13.10.09

Speaking of

Just an intro... I have had a rollercoaster of a week starting with last Tuesday, I almost felt guilty for being so happy and positive. Now I wish for that feeling back, I proritized and went through my day easily. Now I have to focus more on God, college and my family and not the other oblivious aspects of my life. I believe God takes us through stages in life to reach goals and therefore elevating us as a person. Since college started I'm on a new trail and noone can lead me off.


speaking of diamonds and class and college and growth.
I live like I see fit,
every minute
bit by bit
though some may be humamnized errors to look at oneself miniscule by miniscule
I see nothing wrong since im a young lady..
still in school
I choose now to look at myself as a whole, the world a whole by many
years
decades
eras
memorizing the great ones by the size of their soul
Mistakes come and go leaving misheveled footprints like dirty snow but only wet rimmed eyes can see past the flakes of fake.
Only fake can see fake
so no not I.
The whole that I am can only see real, whole and wonderful things.
The kind of things that pleasant ones bring.
To whom or what I'm speaking to I have no idea.
I speak of diamonds, class, college and growth, that I am, that I see and what I assume makes me
whole.

3.10.09

Truth on Brown: 101

Black Barbie here:
Why is black an ugly word???
Don't listen to webster (the white man) its not evil! It's strong, worthy, dynamite and lethal.
Whats wrong with a brown skin girl.. I said brown NOT caramel
Why is every other song about having a "redbone"?
Promoting the small waist, thick-thighed, good hair (or so they think), redbone chick?
I mean, I have no problem with lightskinned myself, thus having many friends and a good portion of them being light, I hate being referred to as the pretty dark one.. oh and pretty one thats dark. EW!
What happened to promoting beauty period? As many darkskinned girls as light in all the videos?
What happened to Gabrielle Union over Eva Pigford?
Naomi Campbell over Meagan Good?? Who infact has gotten lighter over the years.. hmmM
What happened to the beautiful golden brown Rihanna first started out with?

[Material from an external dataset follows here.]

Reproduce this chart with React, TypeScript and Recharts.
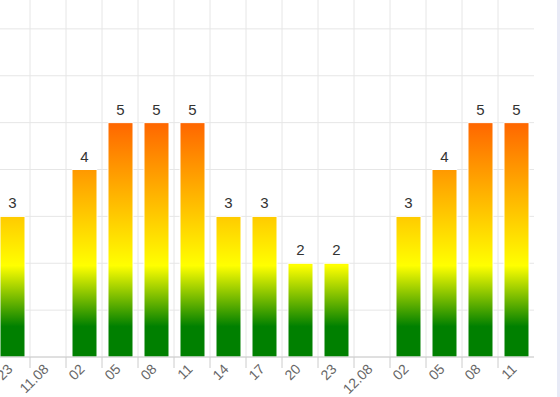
import { BarChart, Bar, XAxis, YAxis, CartesianGrid, LabelList } from 'recharts';

// 3-hour buckets, day markers take their own slot
const categories = ['10.08 23', '11.08', '11.08 02', '11.08 05', '11.08 08', '11.08 11', '11.08 14', '11.08 17', '11.08 20', '11.08 23', '12.08', '12.08 02', '12.08 05', '12.08 08', '12.08 11'];
const tickLabels = ['23', '11.08', '02', '05', '08', '11', '14', '17', '20', '23', '12.08', '02', '05', '08', '11'];
const values: (number | null)[] = [3, null, 4, 5, 5, 5, 3, 3, 2, 2, null, 3, 4, 5, 5];
const yTicks = [0, 1, 2, 3, 4, 5, 6, 7, 8];

const PLOT_W = 540;
const PLOT_H = 375;
const BOTTOM = 40;
const Y_MAX = 8;
const STEP = PLOT_W / categories.length;
const FONT = '"Liberation Sans", Arial, sans-serif';

const chartData = categories.map((key, i) => ({ key, value: values[i] }));

function XTick(props: any) {
  const { x, y, index } = props;
  const lx = x + 1.5;
  const ly = y + 13;
  return (
    <g>
      <line x1={x - STEP / 2} x2={x - STEP / 2} y1={y} y2={y + 11} stroke="#ccc" />
      <text
        x={lx}
        y={ly}
        textAnchor="end"
        fontSize={14}
        fontFamily={FONT}
        fill="#666"
        transform={`rotate(-45 ${lx} ${ly})`}
      >
        {tickLabels[index]}
      </text>
    </g>
  );
}

function App() {
  return (
    <div style={{ position: 'absolute', left: 0, top: 0, width: 560, height: 397, overflow: 'hidden', background: '#fff' }}>
      <div style={{ position: 'absolute', left: -6, top: -18 }}>
        <BarChart
          width={PLOT_W}
          height={PLOT_H + BOTTOM}
          data={chartData}
          margin={{ top: 0, right: 0, left: 0, bottom: 0 }}
        >
          <defs>
            <linearGradient
              id="barFill"
              gradientUnits="userSpaceOnUse"
              x1="0"
              x2="0"
              y1={PLOT_H}
              y2={PLOT_H - (5 / Y_MAX) * PLOT_H}
            >
              <stop offset="0" stopColor="#008000" />
              <stop offset="0.13" stopColor="#008000" />
              <stop offset="0.39" stopColor="#ffff00" />
              <stop offset="1" stopColor="#ff6600" />
            </linearGradient>
          </defs>
          <CartesianGrid
            stroke="#e6e6e6"
            verticalCoordinatesGenerator={({ offset }: any) =>
              categories.map((_, i) => offset.left + (i * offset.width) / categories.length)
            }
          />
          <XAxis
            dataKey="key"
            height={BOTTOM}
            interval={0}
            tick={<XTick />}
            tickLine={false}
            tickSize={0}
            tickMargin={0}
            axisLine={{ stroke: '#ccc' }}
          />
          <YAxis hide domain={[0, Y_MAX]} ticks={yTicks} />
          <Bar dataKey="value" fill="url(#barFill)" stroke="#fff" strokeWidth={1} barSize={25} isAnimationActive={false}>
            <LabelList dataKey="value" position="top" offset={8} fill="#333" fontSize={15} fontFamily={FONT} />
          </Bar>
        </BarChart>
      </div>
      <div style={{ position: 'absolute', left: 557, top: 0, width: 3, height: 397, background: '#e8eaf6' }} />
    </div>
  );
}

export default App;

Whats wrong with a women as strong as natural as Erykah Badu, as strong as Angela Bassatt, as funny as Wanda Sykes, as dynamite as Vivica Fox and as stunning as Kenya Moore???
Do you even know a Kenya Moore?




What happened to that Hershey Bar brown??
That Darker the Berry Sweeter the Juice phrase?
We know thats true right?
Why are we still trying to get back to the idea the whiter, brighter is righter???
WRONGER!

What happened to a woman as down to Earth as Tichina Arnold, with a smile like Kerry Washington and a booty like Serena Williams, with a personality like Nia Long, moves like Janet Jackson, as positive as Queen Latifah and a walk like Iman?
As black as Alek Wek, as soulful as Toni Braxton, a smile like Sharon Leal and a voice like Estelle...



What happened??
Do we want our black race to be destroyed, no more beautiful brown. Controlled by our surroundings so when we find a beautiful brown we turn it around.
I hate the phrase "pretty for a darkskinned girl".
It's the the same as pretty for a black person...
I know that hurts my soul, why hurt our race?

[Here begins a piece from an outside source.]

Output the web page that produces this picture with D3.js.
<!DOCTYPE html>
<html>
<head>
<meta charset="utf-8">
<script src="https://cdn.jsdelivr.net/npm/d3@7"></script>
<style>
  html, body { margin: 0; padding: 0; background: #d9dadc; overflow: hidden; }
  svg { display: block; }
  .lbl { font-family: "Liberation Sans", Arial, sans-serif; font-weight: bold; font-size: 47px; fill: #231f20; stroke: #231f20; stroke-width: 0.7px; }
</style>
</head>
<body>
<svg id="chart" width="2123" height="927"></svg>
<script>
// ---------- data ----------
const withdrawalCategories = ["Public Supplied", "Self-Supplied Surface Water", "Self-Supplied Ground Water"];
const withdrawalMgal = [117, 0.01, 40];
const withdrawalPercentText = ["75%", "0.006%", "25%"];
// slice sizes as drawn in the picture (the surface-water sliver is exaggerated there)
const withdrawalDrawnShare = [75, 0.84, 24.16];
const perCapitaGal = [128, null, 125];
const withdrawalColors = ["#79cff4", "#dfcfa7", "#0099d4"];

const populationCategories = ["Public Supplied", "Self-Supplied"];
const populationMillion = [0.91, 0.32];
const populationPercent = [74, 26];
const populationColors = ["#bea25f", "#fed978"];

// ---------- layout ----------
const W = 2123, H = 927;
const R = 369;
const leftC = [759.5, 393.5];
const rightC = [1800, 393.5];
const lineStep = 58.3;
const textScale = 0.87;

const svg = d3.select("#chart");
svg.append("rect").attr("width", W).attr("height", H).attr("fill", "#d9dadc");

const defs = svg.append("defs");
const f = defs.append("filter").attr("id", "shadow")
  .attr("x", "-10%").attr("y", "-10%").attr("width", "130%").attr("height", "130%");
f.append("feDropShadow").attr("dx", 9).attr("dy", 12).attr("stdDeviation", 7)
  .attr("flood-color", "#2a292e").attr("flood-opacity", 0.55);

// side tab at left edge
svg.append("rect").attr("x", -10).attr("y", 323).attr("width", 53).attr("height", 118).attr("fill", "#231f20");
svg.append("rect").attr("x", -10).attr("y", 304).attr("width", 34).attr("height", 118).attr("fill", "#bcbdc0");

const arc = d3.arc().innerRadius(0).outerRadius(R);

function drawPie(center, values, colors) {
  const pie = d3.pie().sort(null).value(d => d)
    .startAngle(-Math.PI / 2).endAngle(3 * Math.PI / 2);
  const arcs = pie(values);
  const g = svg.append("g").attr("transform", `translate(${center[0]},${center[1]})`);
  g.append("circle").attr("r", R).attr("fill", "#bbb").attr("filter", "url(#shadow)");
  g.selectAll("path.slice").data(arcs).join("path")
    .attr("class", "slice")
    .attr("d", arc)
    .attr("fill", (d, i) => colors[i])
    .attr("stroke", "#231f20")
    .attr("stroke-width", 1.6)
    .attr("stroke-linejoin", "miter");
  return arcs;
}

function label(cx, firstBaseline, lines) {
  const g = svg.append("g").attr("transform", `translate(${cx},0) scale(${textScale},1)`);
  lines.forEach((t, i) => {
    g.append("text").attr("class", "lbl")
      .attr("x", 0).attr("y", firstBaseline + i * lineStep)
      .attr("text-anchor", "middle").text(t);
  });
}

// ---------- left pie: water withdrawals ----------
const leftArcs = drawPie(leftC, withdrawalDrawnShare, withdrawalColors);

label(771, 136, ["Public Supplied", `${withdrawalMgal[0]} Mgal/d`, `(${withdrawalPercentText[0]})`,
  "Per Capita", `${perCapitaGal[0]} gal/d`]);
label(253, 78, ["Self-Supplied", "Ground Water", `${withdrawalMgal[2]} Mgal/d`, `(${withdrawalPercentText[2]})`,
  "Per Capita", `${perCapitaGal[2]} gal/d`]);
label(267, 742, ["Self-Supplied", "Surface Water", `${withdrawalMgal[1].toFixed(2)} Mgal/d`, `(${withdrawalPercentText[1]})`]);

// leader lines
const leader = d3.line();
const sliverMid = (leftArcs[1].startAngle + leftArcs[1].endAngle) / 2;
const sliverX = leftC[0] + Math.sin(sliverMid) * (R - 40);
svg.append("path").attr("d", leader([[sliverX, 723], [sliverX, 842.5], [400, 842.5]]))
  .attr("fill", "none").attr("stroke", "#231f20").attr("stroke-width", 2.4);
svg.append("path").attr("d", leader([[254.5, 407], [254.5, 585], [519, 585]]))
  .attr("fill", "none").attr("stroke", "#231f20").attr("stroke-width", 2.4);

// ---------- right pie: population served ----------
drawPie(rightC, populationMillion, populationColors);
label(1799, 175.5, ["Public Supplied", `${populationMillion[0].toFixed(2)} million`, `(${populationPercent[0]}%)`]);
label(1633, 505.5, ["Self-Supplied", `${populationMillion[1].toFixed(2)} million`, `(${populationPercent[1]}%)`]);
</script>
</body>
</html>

Why can't we listen to songs like Candy Bar, by keith Murray and
Pimpin all over the world, Ludacris and zoom in when he says the most beautiful women come from Africa?!! Our homeland... Why can't we embrace or race instead of trying to find something better?
Take all skin tones and love them for what they are?

One good listen to a couple of Tupac's hits including, "I aint mad at cha", "Keep ya head up" and "Ill be missing you" just soothes my soul.

I'm not ashamed to say I am a B L A C K Barbie, just smarter, more unique and with an edge then your regular one ;-)
IM DARK AND IM PROUD =)

1.10.09

an O C T O B E R lift

I have had my ups and downs
Ins and outs
October leaves I have been turned over and over
and blown every which way
For when I was trully up I looked down instead of opening my arms
I believe God wants me to be in a happy place.
As I sit here listening to the oldie "This will be"
I can't find one thing that is wrong with my life
The cool sunset warming my beating melody
The gentle thrash of the wind threatening to grow with each passing second
Just challenges to
over come
Now every mountain prepares me for the next one
Every pissed off Black lady or manipulative white dude
Prepares me for the real sharks of the world

I learned my skin needed to be thicker yesterday...
I know it will be hard, hopefully not to the point where I cry but Im ready
Before the glow of my heart yeilds thin to societies call I stand on my own
The last tree to overturn leaves
Bark still ripe with liquid air and leaves still filled with plunder, experience and serenity.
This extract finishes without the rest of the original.